> Record list
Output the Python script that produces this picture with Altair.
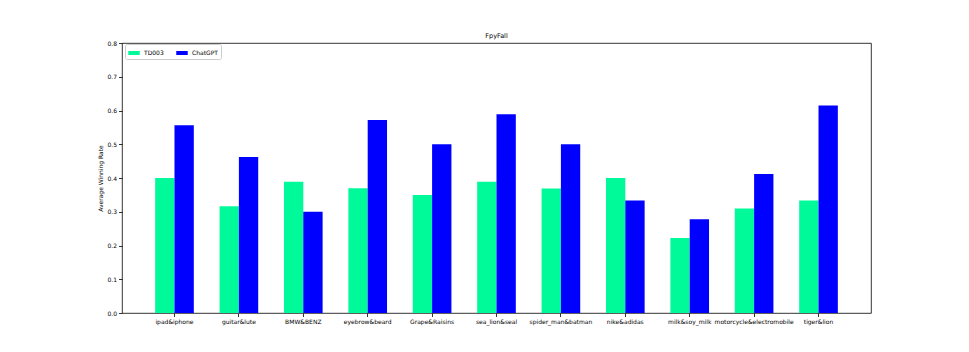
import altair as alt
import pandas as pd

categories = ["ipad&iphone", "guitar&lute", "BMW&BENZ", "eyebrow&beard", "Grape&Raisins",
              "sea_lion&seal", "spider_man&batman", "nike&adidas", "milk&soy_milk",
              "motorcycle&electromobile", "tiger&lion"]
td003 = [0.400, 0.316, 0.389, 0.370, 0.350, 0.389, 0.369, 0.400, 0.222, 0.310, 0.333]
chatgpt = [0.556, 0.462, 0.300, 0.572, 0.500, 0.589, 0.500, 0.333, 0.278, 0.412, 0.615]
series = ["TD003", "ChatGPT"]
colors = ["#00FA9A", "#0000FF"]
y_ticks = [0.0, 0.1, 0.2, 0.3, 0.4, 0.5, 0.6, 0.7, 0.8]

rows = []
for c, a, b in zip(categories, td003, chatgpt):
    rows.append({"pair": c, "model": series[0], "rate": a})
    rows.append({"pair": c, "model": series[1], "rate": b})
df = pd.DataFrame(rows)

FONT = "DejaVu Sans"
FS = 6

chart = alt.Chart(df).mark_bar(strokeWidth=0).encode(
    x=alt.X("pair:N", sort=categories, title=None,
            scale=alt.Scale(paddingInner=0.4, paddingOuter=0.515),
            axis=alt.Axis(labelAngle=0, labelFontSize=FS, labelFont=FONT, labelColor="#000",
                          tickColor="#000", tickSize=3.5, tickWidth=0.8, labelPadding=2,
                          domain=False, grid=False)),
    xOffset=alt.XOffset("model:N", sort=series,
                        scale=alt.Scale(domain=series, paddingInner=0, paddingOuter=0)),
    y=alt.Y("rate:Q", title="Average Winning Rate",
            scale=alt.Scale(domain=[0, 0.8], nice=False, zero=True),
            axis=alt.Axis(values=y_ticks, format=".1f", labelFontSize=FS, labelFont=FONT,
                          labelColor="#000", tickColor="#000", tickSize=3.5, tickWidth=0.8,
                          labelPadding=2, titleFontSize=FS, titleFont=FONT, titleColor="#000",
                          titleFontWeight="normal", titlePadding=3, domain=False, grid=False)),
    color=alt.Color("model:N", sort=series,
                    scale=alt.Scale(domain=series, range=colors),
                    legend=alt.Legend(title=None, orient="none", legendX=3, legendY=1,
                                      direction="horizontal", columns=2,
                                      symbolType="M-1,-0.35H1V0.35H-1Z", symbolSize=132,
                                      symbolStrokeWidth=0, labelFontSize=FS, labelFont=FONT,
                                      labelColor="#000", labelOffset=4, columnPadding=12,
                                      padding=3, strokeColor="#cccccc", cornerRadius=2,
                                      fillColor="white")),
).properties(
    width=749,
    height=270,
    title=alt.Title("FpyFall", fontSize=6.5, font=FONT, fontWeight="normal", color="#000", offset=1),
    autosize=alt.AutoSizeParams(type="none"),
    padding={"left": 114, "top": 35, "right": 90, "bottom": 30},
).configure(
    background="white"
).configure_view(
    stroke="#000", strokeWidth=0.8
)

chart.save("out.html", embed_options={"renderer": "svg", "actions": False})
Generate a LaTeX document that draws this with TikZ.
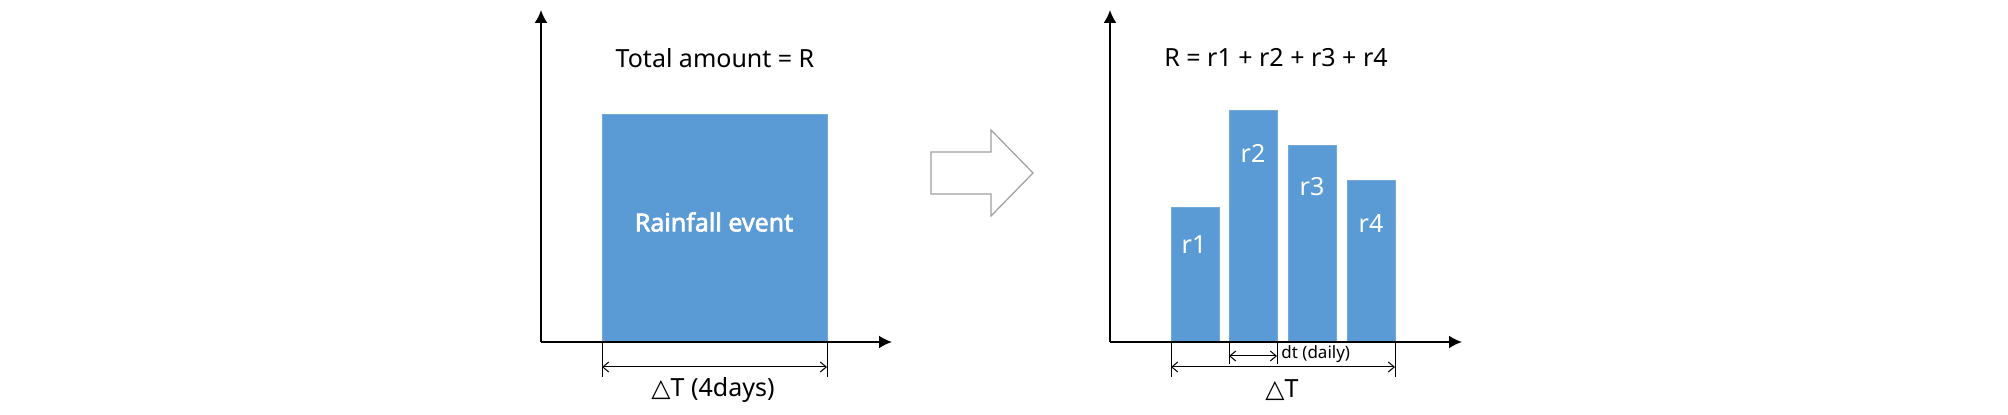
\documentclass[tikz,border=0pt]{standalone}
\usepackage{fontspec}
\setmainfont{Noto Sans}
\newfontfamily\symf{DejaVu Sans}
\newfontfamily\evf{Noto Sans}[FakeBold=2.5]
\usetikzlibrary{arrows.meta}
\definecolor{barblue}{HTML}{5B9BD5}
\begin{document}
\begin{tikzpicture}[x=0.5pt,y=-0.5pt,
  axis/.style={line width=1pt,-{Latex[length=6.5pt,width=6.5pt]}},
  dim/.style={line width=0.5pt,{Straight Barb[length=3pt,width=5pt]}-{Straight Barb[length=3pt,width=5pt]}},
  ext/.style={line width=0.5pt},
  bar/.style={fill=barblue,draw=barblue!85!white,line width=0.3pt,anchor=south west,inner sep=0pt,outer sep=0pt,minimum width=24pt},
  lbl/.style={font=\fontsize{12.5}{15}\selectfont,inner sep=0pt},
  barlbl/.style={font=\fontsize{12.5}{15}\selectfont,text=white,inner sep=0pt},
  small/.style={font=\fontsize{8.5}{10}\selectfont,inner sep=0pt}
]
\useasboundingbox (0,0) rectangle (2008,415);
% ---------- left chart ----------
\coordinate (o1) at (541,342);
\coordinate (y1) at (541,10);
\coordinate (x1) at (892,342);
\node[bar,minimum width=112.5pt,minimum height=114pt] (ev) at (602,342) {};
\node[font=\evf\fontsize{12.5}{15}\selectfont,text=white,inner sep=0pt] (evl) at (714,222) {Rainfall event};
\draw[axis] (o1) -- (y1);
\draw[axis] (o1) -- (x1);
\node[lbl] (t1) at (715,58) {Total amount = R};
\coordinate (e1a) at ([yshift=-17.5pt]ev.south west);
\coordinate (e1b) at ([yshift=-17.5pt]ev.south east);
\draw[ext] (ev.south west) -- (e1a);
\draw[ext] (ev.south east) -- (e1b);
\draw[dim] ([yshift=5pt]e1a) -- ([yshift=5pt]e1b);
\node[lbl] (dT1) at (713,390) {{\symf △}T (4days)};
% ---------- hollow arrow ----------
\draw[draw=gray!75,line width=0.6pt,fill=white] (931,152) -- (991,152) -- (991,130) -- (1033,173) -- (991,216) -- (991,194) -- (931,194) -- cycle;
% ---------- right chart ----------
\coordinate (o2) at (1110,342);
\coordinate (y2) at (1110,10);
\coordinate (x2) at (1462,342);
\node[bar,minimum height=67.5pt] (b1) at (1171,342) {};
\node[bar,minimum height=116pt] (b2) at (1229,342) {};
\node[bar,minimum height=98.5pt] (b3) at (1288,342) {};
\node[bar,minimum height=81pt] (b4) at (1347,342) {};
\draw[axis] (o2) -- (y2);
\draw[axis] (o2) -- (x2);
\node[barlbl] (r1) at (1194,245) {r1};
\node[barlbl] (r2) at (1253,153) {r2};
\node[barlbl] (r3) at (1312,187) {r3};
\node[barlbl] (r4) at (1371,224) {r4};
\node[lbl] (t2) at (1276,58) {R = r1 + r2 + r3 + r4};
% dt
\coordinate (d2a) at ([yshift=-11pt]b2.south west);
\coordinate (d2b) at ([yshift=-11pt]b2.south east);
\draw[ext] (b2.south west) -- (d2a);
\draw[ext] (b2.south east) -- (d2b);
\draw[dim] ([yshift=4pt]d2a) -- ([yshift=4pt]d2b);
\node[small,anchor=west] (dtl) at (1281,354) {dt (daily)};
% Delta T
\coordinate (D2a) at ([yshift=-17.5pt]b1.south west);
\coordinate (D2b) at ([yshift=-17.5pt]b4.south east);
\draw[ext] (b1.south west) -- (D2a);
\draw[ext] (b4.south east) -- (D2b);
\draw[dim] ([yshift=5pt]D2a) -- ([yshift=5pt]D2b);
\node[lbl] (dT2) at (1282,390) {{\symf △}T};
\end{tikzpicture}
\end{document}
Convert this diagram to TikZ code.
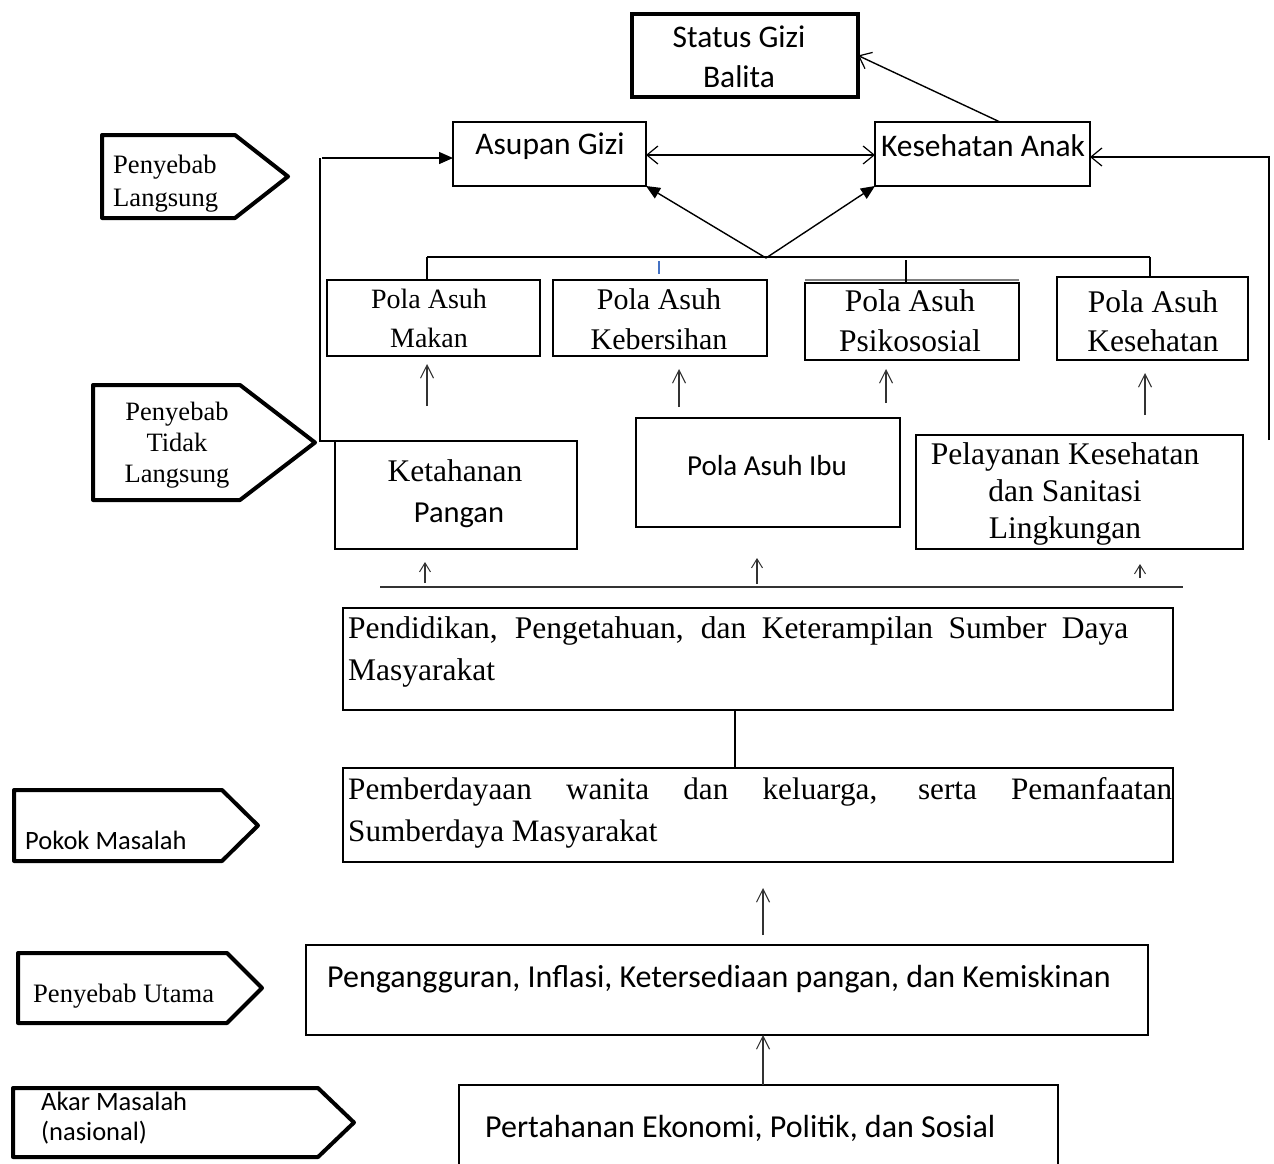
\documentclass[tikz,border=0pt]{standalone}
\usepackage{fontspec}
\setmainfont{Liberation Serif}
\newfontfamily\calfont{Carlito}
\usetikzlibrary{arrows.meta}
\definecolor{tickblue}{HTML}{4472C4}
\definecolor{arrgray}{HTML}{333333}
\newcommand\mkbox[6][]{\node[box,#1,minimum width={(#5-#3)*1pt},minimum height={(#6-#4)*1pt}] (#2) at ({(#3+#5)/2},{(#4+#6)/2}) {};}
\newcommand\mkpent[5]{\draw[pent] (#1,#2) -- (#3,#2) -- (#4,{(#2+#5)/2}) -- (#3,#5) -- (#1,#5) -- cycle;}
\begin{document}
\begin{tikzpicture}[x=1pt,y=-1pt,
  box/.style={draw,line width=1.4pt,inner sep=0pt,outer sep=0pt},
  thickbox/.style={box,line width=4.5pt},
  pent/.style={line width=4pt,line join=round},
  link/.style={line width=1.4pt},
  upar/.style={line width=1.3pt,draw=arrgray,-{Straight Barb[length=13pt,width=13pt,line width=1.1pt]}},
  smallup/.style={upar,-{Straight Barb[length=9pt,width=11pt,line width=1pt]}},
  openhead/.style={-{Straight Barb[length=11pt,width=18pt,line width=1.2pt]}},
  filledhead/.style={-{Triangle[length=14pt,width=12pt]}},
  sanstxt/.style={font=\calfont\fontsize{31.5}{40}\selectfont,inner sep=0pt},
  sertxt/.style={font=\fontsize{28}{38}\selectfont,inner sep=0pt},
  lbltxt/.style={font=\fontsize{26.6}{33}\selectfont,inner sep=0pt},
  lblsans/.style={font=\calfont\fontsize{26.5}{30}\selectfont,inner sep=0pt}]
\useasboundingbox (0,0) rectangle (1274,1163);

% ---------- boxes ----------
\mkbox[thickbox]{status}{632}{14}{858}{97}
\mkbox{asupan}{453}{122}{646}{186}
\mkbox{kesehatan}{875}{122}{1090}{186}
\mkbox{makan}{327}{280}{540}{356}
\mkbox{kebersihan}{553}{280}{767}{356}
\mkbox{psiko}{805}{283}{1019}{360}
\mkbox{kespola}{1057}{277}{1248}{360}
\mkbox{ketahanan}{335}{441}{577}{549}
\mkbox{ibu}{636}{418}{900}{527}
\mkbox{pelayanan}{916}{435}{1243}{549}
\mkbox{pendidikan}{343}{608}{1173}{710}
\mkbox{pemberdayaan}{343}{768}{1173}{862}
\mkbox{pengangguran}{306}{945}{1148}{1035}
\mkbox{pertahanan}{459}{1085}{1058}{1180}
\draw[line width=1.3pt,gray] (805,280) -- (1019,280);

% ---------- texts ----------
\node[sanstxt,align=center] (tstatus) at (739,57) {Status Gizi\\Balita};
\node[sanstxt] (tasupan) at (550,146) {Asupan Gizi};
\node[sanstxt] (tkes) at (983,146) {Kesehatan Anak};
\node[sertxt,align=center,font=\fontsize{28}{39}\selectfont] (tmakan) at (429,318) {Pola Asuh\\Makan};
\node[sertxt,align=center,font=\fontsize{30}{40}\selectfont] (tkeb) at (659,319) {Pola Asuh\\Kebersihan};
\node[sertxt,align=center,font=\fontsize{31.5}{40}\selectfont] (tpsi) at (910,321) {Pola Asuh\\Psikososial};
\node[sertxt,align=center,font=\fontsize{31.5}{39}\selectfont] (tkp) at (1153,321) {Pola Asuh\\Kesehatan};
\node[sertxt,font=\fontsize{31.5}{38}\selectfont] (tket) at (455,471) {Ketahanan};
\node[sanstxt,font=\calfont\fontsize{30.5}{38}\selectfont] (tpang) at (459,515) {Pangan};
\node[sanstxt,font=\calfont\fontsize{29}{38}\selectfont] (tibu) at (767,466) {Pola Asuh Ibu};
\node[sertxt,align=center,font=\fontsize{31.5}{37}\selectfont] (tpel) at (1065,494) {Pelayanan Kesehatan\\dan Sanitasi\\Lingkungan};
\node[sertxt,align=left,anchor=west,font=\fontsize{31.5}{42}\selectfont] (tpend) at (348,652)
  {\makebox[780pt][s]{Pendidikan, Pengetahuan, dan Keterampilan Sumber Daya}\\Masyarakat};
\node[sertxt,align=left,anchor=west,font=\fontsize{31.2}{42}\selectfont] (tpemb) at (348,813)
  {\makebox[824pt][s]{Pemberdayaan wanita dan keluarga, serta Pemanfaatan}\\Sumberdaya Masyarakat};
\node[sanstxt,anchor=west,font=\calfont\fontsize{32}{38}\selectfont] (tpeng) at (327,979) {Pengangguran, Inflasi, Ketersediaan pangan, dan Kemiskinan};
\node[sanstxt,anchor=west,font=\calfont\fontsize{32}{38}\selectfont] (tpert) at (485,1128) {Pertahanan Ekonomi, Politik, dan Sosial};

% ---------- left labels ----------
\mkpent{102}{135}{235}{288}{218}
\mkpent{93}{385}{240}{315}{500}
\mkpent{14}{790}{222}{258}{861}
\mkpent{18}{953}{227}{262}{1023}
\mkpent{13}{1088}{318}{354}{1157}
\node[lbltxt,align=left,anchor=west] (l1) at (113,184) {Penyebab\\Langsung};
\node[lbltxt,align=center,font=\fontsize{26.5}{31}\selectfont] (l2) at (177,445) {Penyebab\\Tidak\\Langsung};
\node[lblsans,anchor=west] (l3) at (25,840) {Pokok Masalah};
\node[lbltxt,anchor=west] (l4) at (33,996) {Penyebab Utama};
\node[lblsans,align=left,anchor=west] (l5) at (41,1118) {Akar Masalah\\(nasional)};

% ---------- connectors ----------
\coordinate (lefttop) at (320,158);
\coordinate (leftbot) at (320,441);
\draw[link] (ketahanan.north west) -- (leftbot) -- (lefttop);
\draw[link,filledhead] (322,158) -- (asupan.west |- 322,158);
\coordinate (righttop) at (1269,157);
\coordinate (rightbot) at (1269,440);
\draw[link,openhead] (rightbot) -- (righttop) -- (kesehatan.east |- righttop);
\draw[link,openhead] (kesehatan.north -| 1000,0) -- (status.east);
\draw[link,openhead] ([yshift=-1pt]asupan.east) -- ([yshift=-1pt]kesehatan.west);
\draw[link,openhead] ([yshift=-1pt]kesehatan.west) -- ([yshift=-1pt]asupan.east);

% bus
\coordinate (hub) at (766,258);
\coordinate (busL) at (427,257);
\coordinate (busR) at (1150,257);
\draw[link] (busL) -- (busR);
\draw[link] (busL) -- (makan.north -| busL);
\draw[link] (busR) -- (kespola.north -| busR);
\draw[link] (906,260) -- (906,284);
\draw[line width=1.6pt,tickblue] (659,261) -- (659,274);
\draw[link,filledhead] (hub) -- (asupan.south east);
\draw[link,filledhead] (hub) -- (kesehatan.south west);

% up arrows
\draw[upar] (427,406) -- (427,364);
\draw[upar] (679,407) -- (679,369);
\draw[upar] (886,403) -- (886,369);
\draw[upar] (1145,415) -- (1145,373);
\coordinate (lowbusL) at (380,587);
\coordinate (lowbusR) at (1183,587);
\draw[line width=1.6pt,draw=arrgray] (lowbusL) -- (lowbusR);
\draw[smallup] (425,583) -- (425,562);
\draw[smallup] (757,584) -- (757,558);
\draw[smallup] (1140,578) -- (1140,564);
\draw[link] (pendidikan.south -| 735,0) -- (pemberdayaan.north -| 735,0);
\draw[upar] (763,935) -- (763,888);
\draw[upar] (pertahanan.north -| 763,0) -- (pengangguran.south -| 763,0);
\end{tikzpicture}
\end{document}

> Problem requirements
Without the pictures, write out exactly the lines from the one that has "Convert this diagram to TikZ code." down to the one that has "(805,280) -- (1019,280);", both included.

> Result for this exercise
Convert this diagram to TikZ code.
\documentclass[tikz,border=0pt]{standalone}
\usepackage{fontspec}
\setmainfont{Liberation Serif}
\newfontfamily\calfont{Carlito}
\usetikzlibrary{arrows.meta}
\definecolor{tickblue}{HTML}{4472C4}
\definecolor{arrgray}{HTML}{333333}
\newcommand\mkbox[6][]{\node[box,#1,minimum width={(#5-#3)*1pt},minimum height={(#6-#4)*1pt}] (#2) at ({(#3+#5)/2},{(#4+#6)/2}) {};}
\newcommand\mkpent[5]{\draw[pent] (#1,#2) -- (#3,#2) -- (#4,{(#2+#5)/2}) -- (#3,#5) -- (#1,#5) -- cycle;}
\begin{document}
\begin{tikzpicture}[x=1pt,y=-1pt,
  box/.style={draw,line width=1.4pt,inner sep=0pt,outer sep=0pt},
  thickbox/.style={box,line width=4.5pt},
  pent/.style={line width=4pt,line join=round},
  link/.style={line width=1.4pt},
  upar/.style={line width=1.3pt,draw=arrgray,-{Straight Barb[length=13pt,width=13pt,line width=1.1pt]}},
  smallup/.style={upar,-{Straight Barb[length=9pt,width=11pt,line width=1pt]}},
  openhead/.style={-{Straight Barb[length=11pt,width=18pt,line width=1.2pt]}},
  filledhead/.style={-{Triangle[length=14pt,width=12pt]}},
  sanstxt/.style={font=\calfont\fontsize{31.5}{40}\selectfont,inner sep=0pt},
  sertxt/.style={font=\fontsize{28}{38}\selectfont,inner sep=0pt},
  lbltxt/.style={font=\fontsize{26.6}{33}\selectfont,inner sep=0pt},
  lblsans/.style={font=\calfont\fontsize{26.5}{30}\selectfont,inner sep=0pt}]
\useasboundingbox (0,0) rectangle (1274,1163);

% ---------- boxes ----------
\mkbox[thickbox]{status}{632}{14}{858}{97}
\mkbox{asupan}{453}{122}{646}{186}
\mkbox{kesehatan}{875}{122}{1090}{186}
\mkbox{makan}{327}{280}{540}{356}
\mkbox{kebersihan}{553}{280}{767}{356}
\mkbox{psiko}{805}{283}{1019}{360}
\mkbox{kespola}{1057}{277}{1248}{360}
\mkbox{ketahanan}{335}{441}{577}{549}
\mkbox{ibu}{636}{418}{900}{527}
\mkbox{pelayanan}{916}{435}{1243}{549}
\mkbox{pendidikan}{343}{608}{1173}{710}
\mkbox{pemberdayaan}{343}{768}{1173}{862}
\mkbox{pengangguran}{306}{945}{1148}{1035}
\mkbox{pertahanan}{459}{1085}{1058}{1180}
\draw[line width=1.3pt,gray] (805,280) -- (1019,280);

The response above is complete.